Dix ans plus tard, partout en Europe, le vent a tourné : en Suisse, les partis de droite rejoignent l’UDC sur la nécessité de réguler les flux migratoires. En France, l’opinion publique veut la même chose. Et ne parlons pas de l’Allemagne : neuf ans après le catastrophique « Wir schaffen das ! » de Mme Merkel, applaudi sur le moment par la quasi-totalité des éditorialistes suisses, voilà qu’un Chancelier social-démocrate, Olaf Scholz, rétablit les contrôles aux frontières. Oui, le vent tourne, et voilà que la cohorte des retardataires, opportuniste comme jamais, commence à trouver des vertus à la régulation. Je n’aime pas cela. Je préfère mille fois le courage des pro-migrations, qui demeurent sur leurs positions.
Je pourrais me dire : « Tant mieux, au fond. Réjouis-toi qu’on embrasse enfin ta cause ». Oui, certes, mais je ne suis pas un homme sage, ni pondéré, ni gentil. Je suis un homme en colère. Je m’exaspère des cécités dictées par la mode, la convenance, la peur de déplaire au microcosme des pairs, en un mot cette absence de courage, cette inaptitude au combat solitaire. Alors oui, je dénonce les retardataires. Je dis simplement que la lucidité doit être contemporaine. C’est sur le moment, et non dix ans après, qu’il faut saisir les enjeux. Dire les choses. Dénoncer les erreurs. Sur le moment, et pas lorsque le vent tourne. Seulement, pour cela, il faut accepter le principe de solitude. Ne rien attendre des barons de la petite coterie professionnelle. N’aller chercher ni onction, ni bénédiction de ses semblables. Refuser la meute.

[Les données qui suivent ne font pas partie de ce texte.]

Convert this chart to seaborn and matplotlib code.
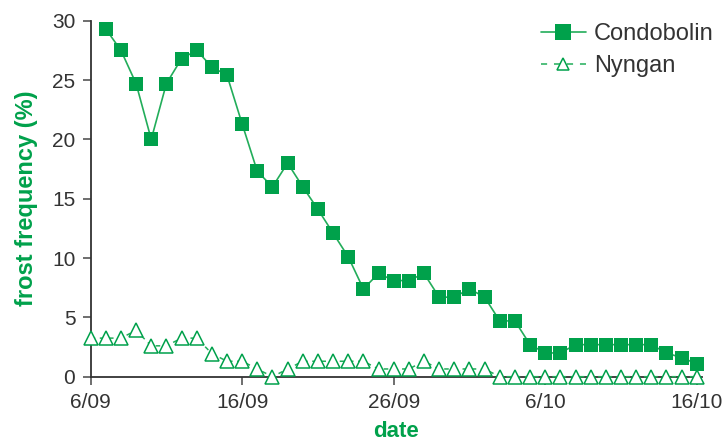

J’ai parlé de l’immigration. J’aurais tant à dire sur la mode libérale née de la chute du Mur de Berlin, ce prétendu triomphe définitif du capitalisme. Cette volonté de détruire les Etats, les frontières. Là aussi, on en revient. Et nos chers retardataires, ils font quoi ? Ils commencent à trouver des vertus à ce même Etat qu’ils passaient leur temps à dégommer. Que la lucidité soit immédiate, fulgurante, contemporaine. Qu’elle emporte les suiveurs. Que mes colères, un jour, s’apaisent. Hélas, on en est loin.